CHALLENGE>
Images do not belong in the copy. Retype all the entries below exactly.

INPUT FOR THIS TASK>
=-=-=

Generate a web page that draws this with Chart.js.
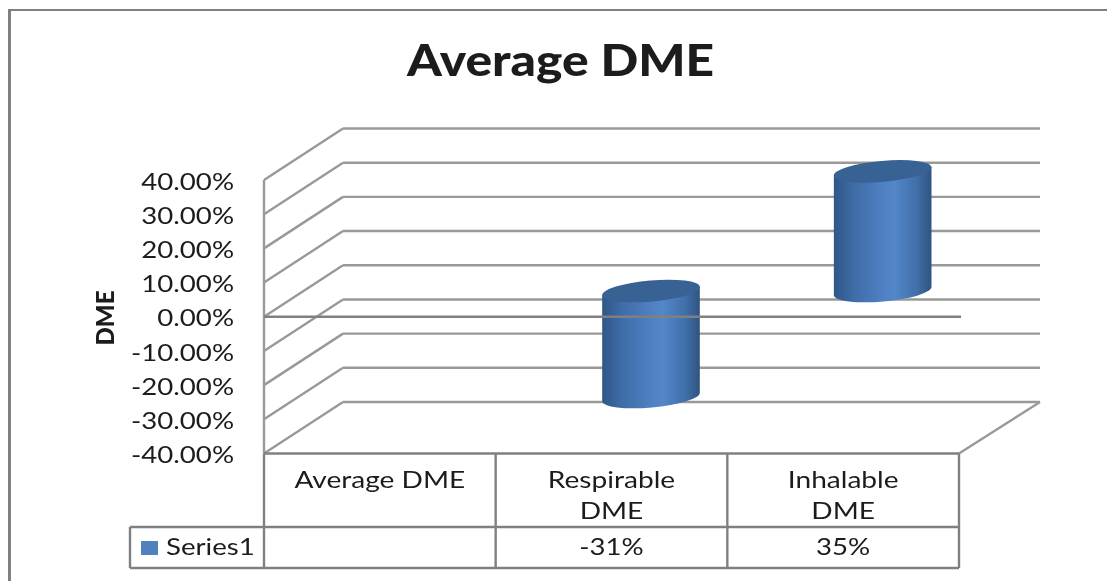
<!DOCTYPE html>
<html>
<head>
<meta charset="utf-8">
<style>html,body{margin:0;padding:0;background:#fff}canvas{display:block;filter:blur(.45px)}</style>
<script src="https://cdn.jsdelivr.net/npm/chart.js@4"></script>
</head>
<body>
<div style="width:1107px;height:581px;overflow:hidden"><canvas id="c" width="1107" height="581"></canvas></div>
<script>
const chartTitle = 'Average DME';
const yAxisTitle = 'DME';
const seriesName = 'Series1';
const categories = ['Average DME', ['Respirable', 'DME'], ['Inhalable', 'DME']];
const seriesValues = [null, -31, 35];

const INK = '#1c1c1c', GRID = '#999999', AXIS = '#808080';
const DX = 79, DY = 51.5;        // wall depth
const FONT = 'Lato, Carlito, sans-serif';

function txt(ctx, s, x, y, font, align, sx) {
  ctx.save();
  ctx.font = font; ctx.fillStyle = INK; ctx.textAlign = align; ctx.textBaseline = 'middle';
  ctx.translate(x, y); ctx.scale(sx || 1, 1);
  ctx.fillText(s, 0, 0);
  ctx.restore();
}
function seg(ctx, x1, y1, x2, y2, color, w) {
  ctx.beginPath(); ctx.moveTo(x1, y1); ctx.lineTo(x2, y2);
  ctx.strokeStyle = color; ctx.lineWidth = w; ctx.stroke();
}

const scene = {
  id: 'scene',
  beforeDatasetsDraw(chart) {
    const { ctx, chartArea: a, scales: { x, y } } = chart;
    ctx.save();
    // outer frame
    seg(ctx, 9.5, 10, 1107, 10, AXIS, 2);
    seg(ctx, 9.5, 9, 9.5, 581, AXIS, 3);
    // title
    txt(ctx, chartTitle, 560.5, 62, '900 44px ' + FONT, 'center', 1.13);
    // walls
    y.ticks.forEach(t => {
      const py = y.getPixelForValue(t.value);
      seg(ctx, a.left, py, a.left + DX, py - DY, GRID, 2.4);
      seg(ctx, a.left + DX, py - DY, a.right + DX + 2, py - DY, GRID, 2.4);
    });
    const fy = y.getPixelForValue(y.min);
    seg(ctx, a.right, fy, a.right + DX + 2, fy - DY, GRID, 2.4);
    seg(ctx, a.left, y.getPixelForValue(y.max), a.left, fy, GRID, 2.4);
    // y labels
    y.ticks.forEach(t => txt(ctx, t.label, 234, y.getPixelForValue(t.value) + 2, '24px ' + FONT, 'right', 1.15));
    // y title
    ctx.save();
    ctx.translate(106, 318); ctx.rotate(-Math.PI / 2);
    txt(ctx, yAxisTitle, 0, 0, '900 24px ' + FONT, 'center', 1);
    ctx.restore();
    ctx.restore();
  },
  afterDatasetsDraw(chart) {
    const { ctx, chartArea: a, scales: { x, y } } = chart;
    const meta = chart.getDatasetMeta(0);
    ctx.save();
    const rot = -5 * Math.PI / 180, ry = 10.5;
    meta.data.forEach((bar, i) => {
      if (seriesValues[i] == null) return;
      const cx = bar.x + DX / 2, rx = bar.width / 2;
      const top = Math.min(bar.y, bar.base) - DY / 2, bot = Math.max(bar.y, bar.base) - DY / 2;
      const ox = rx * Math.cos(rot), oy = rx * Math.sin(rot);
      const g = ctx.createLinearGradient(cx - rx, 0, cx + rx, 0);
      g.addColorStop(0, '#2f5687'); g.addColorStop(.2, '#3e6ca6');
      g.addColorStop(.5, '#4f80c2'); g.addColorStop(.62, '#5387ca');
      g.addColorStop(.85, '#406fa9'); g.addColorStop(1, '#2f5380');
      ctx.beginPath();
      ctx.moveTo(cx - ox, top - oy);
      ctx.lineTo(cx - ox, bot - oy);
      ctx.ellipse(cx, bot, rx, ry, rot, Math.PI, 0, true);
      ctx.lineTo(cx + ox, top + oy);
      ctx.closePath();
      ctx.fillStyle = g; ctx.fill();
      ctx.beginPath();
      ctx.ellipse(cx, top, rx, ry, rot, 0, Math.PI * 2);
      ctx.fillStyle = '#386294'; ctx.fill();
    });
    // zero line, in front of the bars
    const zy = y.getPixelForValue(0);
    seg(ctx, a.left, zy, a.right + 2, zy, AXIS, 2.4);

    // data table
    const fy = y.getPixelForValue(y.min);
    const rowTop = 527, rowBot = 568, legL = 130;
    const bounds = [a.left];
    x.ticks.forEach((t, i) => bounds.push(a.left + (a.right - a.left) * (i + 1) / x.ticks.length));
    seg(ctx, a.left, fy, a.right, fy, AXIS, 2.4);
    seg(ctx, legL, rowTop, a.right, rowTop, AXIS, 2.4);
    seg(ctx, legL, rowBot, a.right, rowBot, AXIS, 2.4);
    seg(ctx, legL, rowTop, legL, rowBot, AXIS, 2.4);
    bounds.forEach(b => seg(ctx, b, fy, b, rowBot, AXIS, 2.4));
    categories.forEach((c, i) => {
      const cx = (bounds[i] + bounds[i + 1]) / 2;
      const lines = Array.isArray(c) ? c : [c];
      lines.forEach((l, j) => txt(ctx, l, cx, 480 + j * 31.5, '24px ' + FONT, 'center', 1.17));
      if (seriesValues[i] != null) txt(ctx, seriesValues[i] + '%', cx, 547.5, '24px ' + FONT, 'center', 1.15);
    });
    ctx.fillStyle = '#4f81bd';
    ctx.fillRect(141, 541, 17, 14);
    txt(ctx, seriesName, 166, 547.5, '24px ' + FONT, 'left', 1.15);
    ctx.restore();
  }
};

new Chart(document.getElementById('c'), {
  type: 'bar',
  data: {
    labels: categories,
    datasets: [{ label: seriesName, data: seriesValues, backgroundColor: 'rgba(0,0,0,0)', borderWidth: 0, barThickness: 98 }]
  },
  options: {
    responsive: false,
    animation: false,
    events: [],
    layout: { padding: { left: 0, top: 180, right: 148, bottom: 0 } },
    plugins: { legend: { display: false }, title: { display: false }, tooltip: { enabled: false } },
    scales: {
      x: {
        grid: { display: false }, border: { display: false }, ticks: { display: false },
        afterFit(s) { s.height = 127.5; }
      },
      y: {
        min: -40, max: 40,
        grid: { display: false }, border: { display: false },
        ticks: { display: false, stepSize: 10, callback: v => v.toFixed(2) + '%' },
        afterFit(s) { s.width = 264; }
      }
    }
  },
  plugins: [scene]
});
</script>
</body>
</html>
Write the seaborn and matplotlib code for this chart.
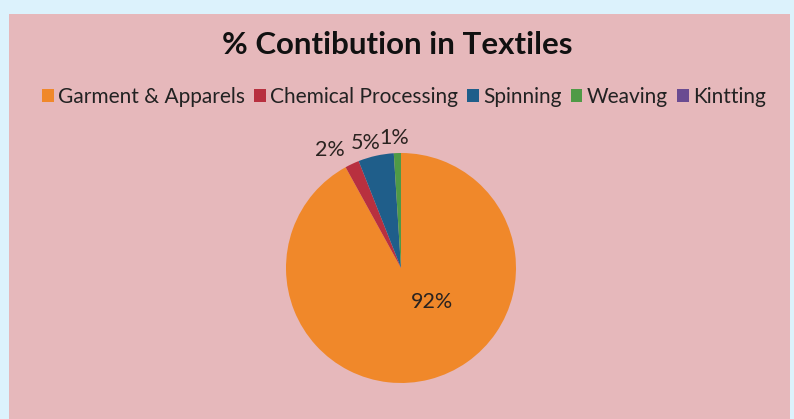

=-=-=

RESPONSE>
Generate a web page that draws this with Chart.js.
<!DOCTYPE html>
<html>
<head>
<meta charset="utf-8">
<style>html,body{margin:0;padding:0;background:#fff}canvas{display:block;filter:blur(.45px)}</style>
<script src="https://cdn.jsdelivr.net/npm/chart.js@4"></script>
</head>
<body>
<div style="width:1107px;height:581px;overflow:hidden"><canvas id="c" width="1107" height="581"></canvas></div>
<script>
const chartTitle = 'Average DME';
const yAxisTitle = 'DME';
const seriesName = 'Series1';
const categories = ['Average DME', ['Respirable', 'DME'], ['Inhalable', 'DME']];
const seriesValues = [null, -31, 35];

const INK = '#1c1c1c', GRID = '#999999', AXIS = '#808080';
const DX = 79, DY = 51.5;        // wall depth
const FONT = 'Lato, Carlito, sans-serif';

function txt(ctx, s, x, y, font, align, sx) {
  ctx.save();
  ctx.font = font; ctx.fillStyle = INK; ctx.textAlign = align; ctx.textBaseline = 'middle';
  ctx.translate(x, y); ctx.scale(sx || 1, 1);
  ctx.fillText(s, 0, 0);
  ctx.restore();
}
function seg(ctx, x1, y1, x2, y2, color, w) {
  ctx.beginPath(); ctx.moveTo(x1, y1); ctx.lineTo(x2, y2);
  ctx.strokeStyle = color; ctx.lineWidth = w; ctx.stroke();
}

const scene = {
  id: 'scene',
  beforeDatasetsDraw(chart) {
    const { ctx, chartArea: a, scales: { x, y } } = chart;
    ctx.save();
    // outer frame
    seg(ctx, 9.5, 10, 1107, 10, AXIS, 2);
    seg(ctx, 9.5, 9, 9.5, 581, AXIS, 3);
    // title
    txt(ctx, chartTitle, 560.5, 62, '900 44px ' + FONT, 'center', 1.13);
    // walls
    y.ticks.forEach(t => {
      const py = y.getPixelForValue(t.value);
      seg(ctx, a.left, py, a.left + DX, py - DY, GRID, 2.4);
      seg(ctx, a.left + DX, py - DY, a.right + DX + 2, py - DY, GRID, 2.4);
    });
    const fy = y.getPixelForValue(y.min);
    seg(ctx, a.right, fy, a.right + DX + 2, fy - DY, GRID, 2.4);
    seg(ctx, a.left, y.getPixelForValue(y.max), a.left, fy, GRID, 2.4);
    // y labels
    y.ticks.forEach(t => txt(ctx, t.label, 234, y.getPixelForValue(t.value) + 2, '24px ' + FONT, 'right', 1.15));
    // y title
    ctx.save();
    ctx.translate(106, 318); ctx.rotate(-Math.PI / 2);
    txt(ctx, yAxisTitle, 0, 0, '900 24px ' + FONT, 'center', 1);
    ctx.restore();
    ctx.restore();
  },
  afterDatasetsDraw(chart) {
    const { ctx, chartArea: a, scales: { x, y } } = chart;
    const meta = chart.getDatasetMeta(0);
    ctx.save();
    const rot = -5 * Math.PI / 180, ry = 10.5;
    meta.data.forEach((bar, i) => {
      if (seriesValues[i] == null) return;
      const cx = bar.x + DX / 2, rx = bar.width / 2;
      const top = Math.min(bar.y, bar.base) - DY / 2, bot = Math.max(bar.y, bar.base) - DY / 2;
      const ox = rx * Math.cos(rot), oy = rx * Math.sin(rot);
      const g = ctx.createLinearGradient(cx - rx, 0, cx + rx, 0);
      g.addColorStop(0, '#2f5687'); g.addColorStop(.2, '#3e6ca6');
      g.addColorStop(.5, '#4f80c2'); g.addColorStop(.62, '#5387ca');
      g.addColorStop(.85, '#406fa9'); g.addColorStop(1, '#2f5380');
      ctx.beginPath();
      ctx.moveTo(cx - ox, top - oy);
      ctx.lineTo(cx - ox, bot - oy);
      ctx.ellipse(cx, bot, rx, ry, rot, Math.PI, 0, true);
      ctx.lineTo(cx + ox, top + oy);
      ctx.closePath();
      ctx.fillStyle = g; ctx.fill();
      ctx.beginPath();
      ctx.ellipse(cx, top, rx, ry, rot, 0, Math.PI * 2);
      ctx.fillStyle = '#386294'; ctx.fill();
    });
    // zero line, in front of the bars
    const zy = y.getPixelForValue(0);
    seg(ctx, a.left, zy, a.right + 2, zy, AXIS, 2.4);

    // data table
    const fy = y.getPixelForValue(y.min);
    const rowTop = 527, rowBot = 568, legL = 130;
    const bounds = [a.left];
    x.ticks.forEach((t, i) => bounds.push(a.left + (a.right - a.left) * (i + 1) / x.ticks.length));
    seg(ctx, a.left, fy, a.right, fy, AXIS, 2.4);
    seg(ctx, legL, rowTop, a.right, rowTop, AXIS, 2.4);
    seg(ctx, legL, rowBot, a.right, rowBot, AXIS, 2.4);
    seg(ctx, legL, rowTop, legL, rowBot, AXIS, 2.4);
    bounds.forEach(b => seg(ctx, b, fy, b, rowBot, AXIS, 2.4));
    categories.forEach((c, i) => {
      const cx = (bounds[i] + bounds[i + 1]) / 2;
      const lines = Array.isArray(c) ? c : [c];
      lines.forEach((l, j) => txt(ctx, l, cx, 480 + j * 31.5, '24px ' + FONT, 'center', 1.17));
      if (seriesValues[i] != null) txt(ctx, seriesValues[i] + '%', cx, 547.5, '24px ' + FONT, 'center', 1.15);
    });
    ctx.fillStyle = '#4f81bd';
    ctx.fillRect(141, 541, 17, 14);
    txt(ctx, seriesName, 166, 547.5, '24px ' + FONT, 'left', 1.15);
    ctx.restore();
  }
};

new Chart(document.getElementById('c'), {
  type: 'bar',
  data: {
    labels: categories,
    datasets: [{ label: seriesName, data: seriesValues, backgroundColor: 'rgba(0,0,0,0)', borderWidth: 0, barThickness: 98 }]
  },
  options: {
    responsive: false,
    animation: false,
    events: [],
    layout: { padding: { left: 0, top: 180, right: 148, bottom: 0 } },
    plugins: { legend: { display: false }, title: { display: false }, tooltip: { enabled: false } },
    scales: {
      x: {
        grid: { display: false }, border: { display: false }, ticks: { display: false },
        afterFit(s) { s.height = 127.5; }
      },
      y: {
        min: -40, max: 40,
        grid: { display: false }, border: { display: false },
        ticks: { display: false, stepSize: 10, callback: v => v.toFixed(2) + '%' },
        afterFit(s) { s.width = 264; }
      }
    }
  },
  plugins: [scene]
});
</script>
</body>
</html>
Write the seaborn and matplotlib code for this chart.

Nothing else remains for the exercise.